▸ **Data for this task**
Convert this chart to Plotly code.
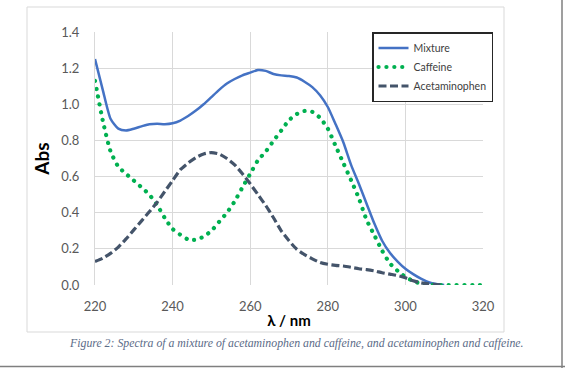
import plotly.graph_objects as go

wavelength = list(range(220, 322, 2))

mixture = [1.25, 1.08, 0.92, 0.865, 0.855, 0.865, 0.878, 0.89, 0.892, 0.89,
           0.895, 0.91, 0.935, 0.965, 1.0, 1.04, 1.08, 1.115, 1.14, 1.16,
           1.175, 1.19, 1.185, 1.168, 1.16, 1.157, 1.148, 1.125, 1.095, 1.05,
           0.985, 0.89, 0.79, 0.665, 0.56, 0.45, 0.34, 0.245, 0.178, 0.13,
           0.09, 0.06, 0.035, 0.015, 0.005, 0.0, None, None, None, None, None]

caffeine = [1.13, 0.91, 0.74, 0.655, 0.615, 0.578, 0.54, 0.50, 0.443, 0.37,
            0.31, 0.278, 0.252, 0.25, 0.268, 0.30, 0.35, 0.40, 0.463, 0.54,
            0.615, 0.69, 0.738, 0.798, 0.855, 0.912, 0.946, 0.963, 0.958, 0.925,
            0.865, 0.77, 0.675, 0.58, 0.48, 0.36, 0.275, 0.19, 0.12, 0.078,
            0.045, 0.022, 0.008, 0.002, 0.0, 0.0, 0.0, 0.0, 0.0, 0.0, 0.0]

acetaminophen = [0.13, 0.148, 0.175, 0.21, 0.255, 0.305, 0.355, 0.405, 0.458, 0.518,
                 0.578, 0.638, 0.675, 0.705, 0.725, 0.733, 0.725, 0.70, 0.665, 0.615,
                 0.56, 0.50, 0.44, 0.372, 0.30, 0.245, 0.198, 0.168, 0.145, 0.125,
                 0.115, 0.109, 0.105, 0.098, 0.09, 0.085, 0.078, 0.068, 0.06, 0.052,
                 0.04, 0.024, 0.012, 0.006, 0.002, 0.0, None, None, None, None, None]

x_ticks = [220, 240, 260, 280, 300, 320]
y_ticks = [0.0, 0.2, 0.4, 0.6, 0.8, 1.0, 1.2, 1.4]

W, H = 565, 368
L, R, T, B = 95, 483, 32, 285


def px(x):
    return (x - L) / (R - L)


def py(y):
    return (B - y) / (B - T)


fig = go.Figure()
fig.add_trace(go.Scatter(x=wavelength, y=mixture, name="Mixture", mode="lines",
                         line=dict(color="#4472C4", width=2.5, shape="spline", smoothing=0.6)))
fig.add_trace(go.Scatter(x=wavelength, y=caffeine, name="Caffeine", mode="lines",
                         line=dict(color="#00B050", width=4.2, dash="0.1px,7.8px",
                                   shape="spline", smoothing=0.6)))
fig.add_trace(go.Scatter(x=wavelength, y=acetaminophen, name="Acetaminophen", mode="lines",
                         line=dict(color="#44546A", width=3.2, dash="8px,3.5px",
                                   shape="spline", smoothing=0.6)))

tick_font = dict(family="Lato, 'Noto Sans', sans-serif", size=13, color="#595959")

fig.update_layout(
    width=W, height=H,
    margin=dict(l=L, r=W - R, t=T, b=H - B),
    paper_bgcolor="white", plot_bgcolor="white",
    showlegend=True,
    legend=dict(x=px(372), y=py(32), xanchor="left", yanchor="top",
                bgcolor="white", bordercolor="#262626", borderwidth=1.5,
                font=dict(family="Lato, 'Noto Sans', sans-serif", size=10.5, color="#404040"),
                tracegroupgap=0, itemwidth=30),
    xaxis=dict(range=[220, 320], tickvals=x_ticks, ticktext=[str(v) for v in x_ticks],
               showgrid=True, gridcolor="#D9D9D9", gridwidth=1,
               zeroline=False, showline=False, automargin=False,
               ticks="outside", ticklen=9, tickcolor="rgba(0,0,0,0)",
               tickfont=tick_font,
               title=dict(text="<b>λ / nm</b>", standoff=2,
                          font=dict(family="Lato, 'Noto Sans', sans-serif", size=15, color="#000000"))),
    yaxis=dict(range=[0, 1.4], tickvals=y_ticks, ticktext=[f"{v:.1f}" for v in y_ticks],
               showgrid=True, gridcolor="#D9D9D9", gridwidth=1,
               zeroline=False, showline=True, linecolor="#D9D9D9", linewidth=1, automargin=False,
               ticks="outside", ticklen=12, tickcolor="rgba(0,0,0,0)",
               tickfont=tick_font,
               title=dict(text="<b>Abs</b>", standoff=6,
                          font=dict(family="Lato, 'Noto Sans', sans-serif", size=19, color="#000000"))),
)

# chart-area border
fig.add_shape(type="rect", xref="paper", yref="paper",
              x0=px(27), x1=px(504), y0=py(332), y1=py(7),
              line=dict(color="#D9D9D9", width=1), layer="below")
# image frame lines (right and bottom)
fig.add_shape(type="line", xref="paper", yref="paper",
              x0=px(562), x1=px(562), y0=py(368), y1=py(0),
              line=dict(color="#7F7F7F", width=1.5))
fig.add_shape(type="line", xref="paper", yref="paper",
              x0=px(0), x1=px(565), y0=py(366.5), y1=py(366.5),
              line=dict(color="#7F7F7F", width=1.5))

fig.add_annotation(
    text="<i>Figure 2: Spectra of a mixture of acetaminophen and caffeine, and acetaminophen and caffeine.</i>",
    xref="paper", yref="paper", x=px(296.5), y=py(343), xanchor="center", yanchor="middle",
    showarrow=False,
    font=dict(family="'Liberation Serif', 'DejaVu Serif', serif", size=11.8, color="#5B6B87"),
)

post = """
document.body.style.margin = '0';
document.body.style.padding = '0';
document.querySelectorAll('path.js-line').forEach(function(p){
  var d = p.style.strokeDasharray || '';
  if (d.indexOf('0.1') === 0) { p.style.strokeLinecap = 'round'; }
});
"""
fig.write_html("out.html", post_script=post, config={"displayModeBar": False})
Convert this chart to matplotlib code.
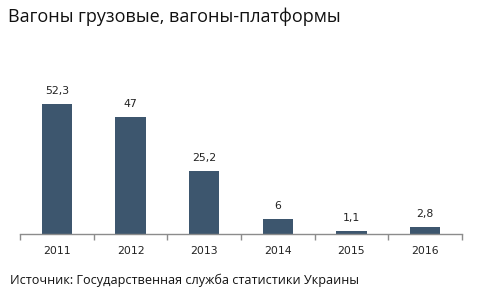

▸ **Aim of the task**
Retype the records above word for word, from their first line through the line containing "0.045, 0.022, 0.008, 0.002, 0.0, 0.0, 0.0, 0.0, 0.0, 0.0, 0.0]", and leave out every picture.

▸ **Solution to the exercise**
Convert this chart to Plotly code.
import plotly.graph_objects as go

wavelength = list(range(220, 322, 2))

mixture = [1.25, 1.08, 0.92, 0.865, 0.855, 0.865, 0.878, 0.89, 0.892, 0.89,
           0.895, 0.91, 0.935, 0.965, 1.0, 1.04, 1.08, 1.115, 1.14, 1.16,
           1.175, 1.19, 1.185, 1.168, 1.16, 1.157, 1.148, 1.125, 1.095, 1.05,
           0.985, 0.89, 0.79, 0.665, 0.56, 0.45, 0.34, 0.245, 0.178, 0.13,
           0.09, 0.06, 0.035, 0.015, 0.005, 0.0, None, None, None, None, None]

caffeine = [1.13, 0.91, 0.74, 0.655, 0.615, 0.578, 0.54, 0.50, 0.443, 0.37,
            0.31, 0.278, 0.252, 0.25, 0.268, 0.30, 0.35, 0.40, 0.463, 0.54,
            0.615, 0.69, 0.738, 0.798, 0.855, 0.912, 0.946, 0.963, 0.958, 0.925,
            0.865, 0.77, 0.675, 0.58, 0.48, 0.36, 0.275, 0.19, 0.12, 0.078,
            0.045, 0.022, 0.008, 0.002, 0.0, 0.0, 0.0, 0.0, 0.0, 0.0, 0.0]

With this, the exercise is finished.